[begin Information provided]

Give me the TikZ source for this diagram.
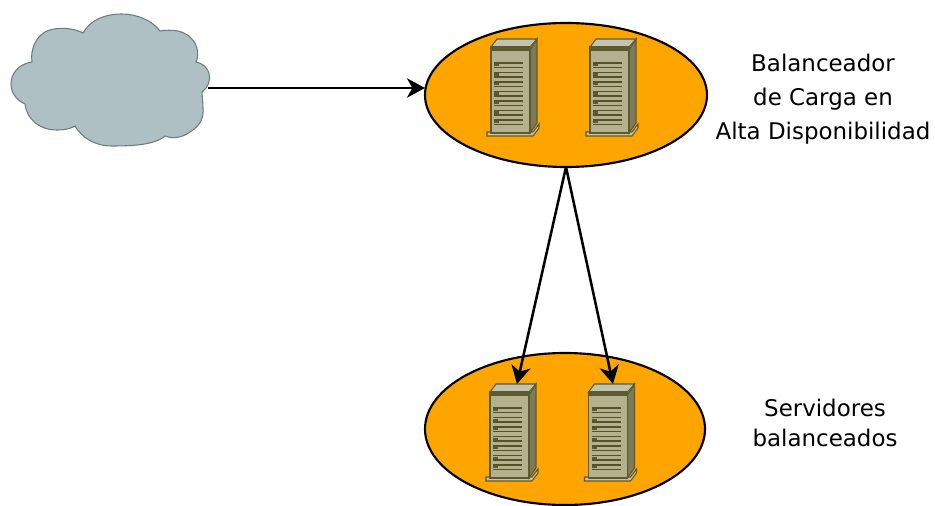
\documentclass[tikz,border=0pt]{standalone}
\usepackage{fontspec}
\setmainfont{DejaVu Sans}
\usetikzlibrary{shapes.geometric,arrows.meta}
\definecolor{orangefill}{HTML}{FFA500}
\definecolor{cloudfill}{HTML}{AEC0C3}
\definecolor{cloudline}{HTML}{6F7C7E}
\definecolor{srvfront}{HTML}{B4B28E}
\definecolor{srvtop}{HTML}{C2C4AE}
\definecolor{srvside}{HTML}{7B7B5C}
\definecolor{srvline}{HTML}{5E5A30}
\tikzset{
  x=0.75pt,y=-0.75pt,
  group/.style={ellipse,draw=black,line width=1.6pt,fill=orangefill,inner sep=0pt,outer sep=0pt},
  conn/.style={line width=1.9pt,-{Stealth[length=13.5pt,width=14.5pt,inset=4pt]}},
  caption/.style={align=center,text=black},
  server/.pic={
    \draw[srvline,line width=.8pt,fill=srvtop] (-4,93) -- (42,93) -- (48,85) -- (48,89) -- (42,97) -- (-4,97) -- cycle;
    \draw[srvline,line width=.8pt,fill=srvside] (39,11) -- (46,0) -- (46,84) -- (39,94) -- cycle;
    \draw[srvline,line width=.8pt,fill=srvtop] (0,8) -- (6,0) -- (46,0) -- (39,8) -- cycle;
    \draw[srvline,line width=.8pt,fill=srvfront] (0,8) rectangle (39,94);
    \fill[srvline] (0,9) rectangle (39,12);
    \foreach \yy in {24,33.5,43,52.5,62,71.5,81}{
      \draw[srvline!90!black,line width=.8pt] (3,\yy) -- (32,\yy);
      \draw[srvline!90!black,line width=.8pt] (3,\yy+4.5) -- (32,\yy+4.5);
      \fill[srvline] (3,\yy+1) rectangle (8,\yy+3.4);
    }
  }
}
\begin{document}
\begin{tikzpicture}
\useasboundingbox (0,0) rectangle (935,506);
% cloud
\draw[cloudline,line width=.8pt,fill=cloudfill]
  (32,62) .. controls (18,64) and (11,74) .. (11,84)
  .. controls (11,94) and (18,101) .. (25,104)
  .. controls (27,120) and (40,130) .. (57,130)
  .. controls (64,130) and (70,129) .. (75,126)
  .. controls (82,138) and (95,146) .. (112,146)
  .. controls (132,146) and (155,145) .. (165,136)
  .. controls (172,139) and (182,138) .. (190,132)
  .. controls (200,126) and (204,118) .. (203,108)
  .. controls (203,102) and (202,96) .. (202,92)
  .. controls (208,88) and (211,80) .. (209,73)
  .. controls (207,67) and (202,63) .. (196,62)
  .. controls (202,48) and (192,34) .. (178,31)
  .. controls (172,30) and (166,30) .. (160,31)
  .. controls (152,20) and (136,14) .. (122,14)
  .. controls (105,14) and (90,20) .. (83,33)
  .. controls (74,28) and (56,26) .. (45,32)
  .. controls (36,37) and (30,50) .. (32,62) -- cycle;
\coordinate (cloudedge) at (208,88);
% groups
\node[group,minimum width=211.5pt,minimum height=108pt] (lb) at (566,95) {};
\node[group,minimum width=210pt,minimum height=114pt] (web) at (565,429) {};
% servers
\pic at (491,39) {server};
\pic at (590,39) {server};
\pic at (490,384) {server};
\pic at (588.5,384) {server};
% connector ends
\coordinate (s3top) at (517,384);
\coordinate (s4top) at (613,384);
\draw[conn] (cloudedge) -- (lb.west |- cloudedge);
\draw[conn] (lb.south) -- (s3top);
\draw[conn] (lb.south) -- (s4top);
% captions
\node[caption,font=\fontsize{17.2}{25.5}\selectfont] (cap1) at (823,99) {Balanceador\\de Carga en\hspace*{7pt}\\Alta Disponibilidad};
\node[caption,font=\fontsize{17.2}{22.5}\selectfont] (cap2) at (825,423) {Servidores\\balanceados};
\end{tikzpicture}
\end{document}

[end Information provided]

• _What to do_:
Repeat the material above in full and exactly, apart from the pictures.

• _The answer_:
Give me the TikZ source for this diagram.
\documentclass[tikz,border=0pt]{standalone}
\usepackage{fontspec}
\setmainfont{DejaVu Sans}
\usetikzlibrary{shapes.geometric,arrows.meta}
\definecolor{orangefill}{HTML}{FFA500}
\definecolor{cloudfill}{HTML}{AEC0C3}
\definecolor{cloudline}{HTML}{6F7C7E}
\definecolor{srvfront}{HTML}{B4B28E}
\definecolor{srvtop}{HTML}{C2C4AE}
\definecolor{srvside}{HTML}{7B7B5C}
\definecolor{srvline}{HTML}{5E5A30}
\tikzset{
  x=0.75pt,y=-0.75pt,
  group/.style={ellipse,draw=black,line width=1.6pt,fill=orangefill,inner sep=0pt,outer sep=0pt},
  conn/.style={line width=1.9pt,-{Stealth[length=13.5pt,width=14.5pt,inset=4pt]}},
  caption/.style={align=center,text=black},
  server/.pic={
    \draw[srvline,line width=.8pt,fill=srvtop] (-4,93) -- (42,93) -- (48,85) -- (48,89) -- (42,97) -- (-4,97) -- cycle;
    \draw[srvline,line width=.8pt,fill=srvside] (39,11) -- (46,0) -- (46,84) -- (39,94) -- cycle;
    \draw[srvline,line width=.8pt,fill=srvtop] (0,8) -- (6,0) -- (46,0) -- (39,8) -- cycle;
    \draw[srvline,line width=.8pt,fill=srvfront] (0,8) rectangle (39,94);
    \fill[srvline] (0,9) rectangle (39,12);
    \foreach \yy in {24,33.5,43,52.5,62,71.5,81}{
      \draw[srvline!90!black,line width=.8pt] (3,\yy) -- (32,\yy);
      \draw[srvline!90!black,line width=.8pt] (3,\yy+4.5) -- (32,\yy+4.5);
      \fill[srvline] (3,\yy+1) rectangle (8,\yy+3.4);
    }
  }
}
\begin{document}
\begin{tikzpicture}
\useasboundingbox (0,0) rectangle (935,506);
% cloud
\draw[cloudline,line width=.8pt,fill=cloudfill]
  (32,62) .. controls (18,64) and (11,74) .. (11,84)
  .. controls (11,94) and (18,101) .. (25,104)
  .. controls (27,120) and (40,130) .. (57,130)
  .. controls (64,130) and (70,129) .. (75,126)
  .. controls (82,138) and (95,146) .. (112,146)
  .. controls (132,146) and (155,145) .. (165,136)
  .. controls (172,139) and (182,138) .. (190,132)
  .. controls (200,126) and (204,118) .. (203,108)
  .. controls (203,102) and (202,96) .. (202,92)
  .. controls (208,88) and (211,80) .. (209,73)
  .. controls (207,67) and (202,63) .. (196,62)
  .. controls (202,48) and (192,34) .. (178,31)
  .. controls (172,30) and (166,30) .. (160,31)
  .. controls (152,20) and (136,14) .. (122,14)
  .. controls (105,14) and (90,20) .. (83,33)
  .. controls (74,28) and (56,26) .. (45,32)
  .. controls (36,37) and (30,50) .. (32,62) -- cycle;
\coordinate (cloudedge) at (208,88);
% groups
\node[group,minimum width=211.5pt,minimum height=108pt] (lb) at (566,95) {};
\node[group,minimum width=210pt,minimum height=114pt] (web) at (565,429) {};
% servers
\pic at (491,39) {server};
\pic at (590,39) {server};
\pic at (490,384) {server};
\pic at (588.5,384) {server};
% connector ends
\coordinate (s3top) at (517,384);
\coordinate (s4top) at (613,384);
\draw[conn] (cloudedge) -- (lb.west |- cloudedge);
\draw[conn] (lb.south) -- (s3top);
\draw[conn] (lb.south) -- (s4top);
% captions
\node[caption,font=\fontsize{17.2}{25.5}\selectfont] (cap1) at (823,99) {Balanceador\\de Carga en\hspace*{7pt}\\Alta Disponibilidad};
\node[caption,font=\fontsize{17.2}{22.5}\selectfont] (cap2) at (825,423) {Servidores\\balanceados};
\end{tikzpicture}
\end{document}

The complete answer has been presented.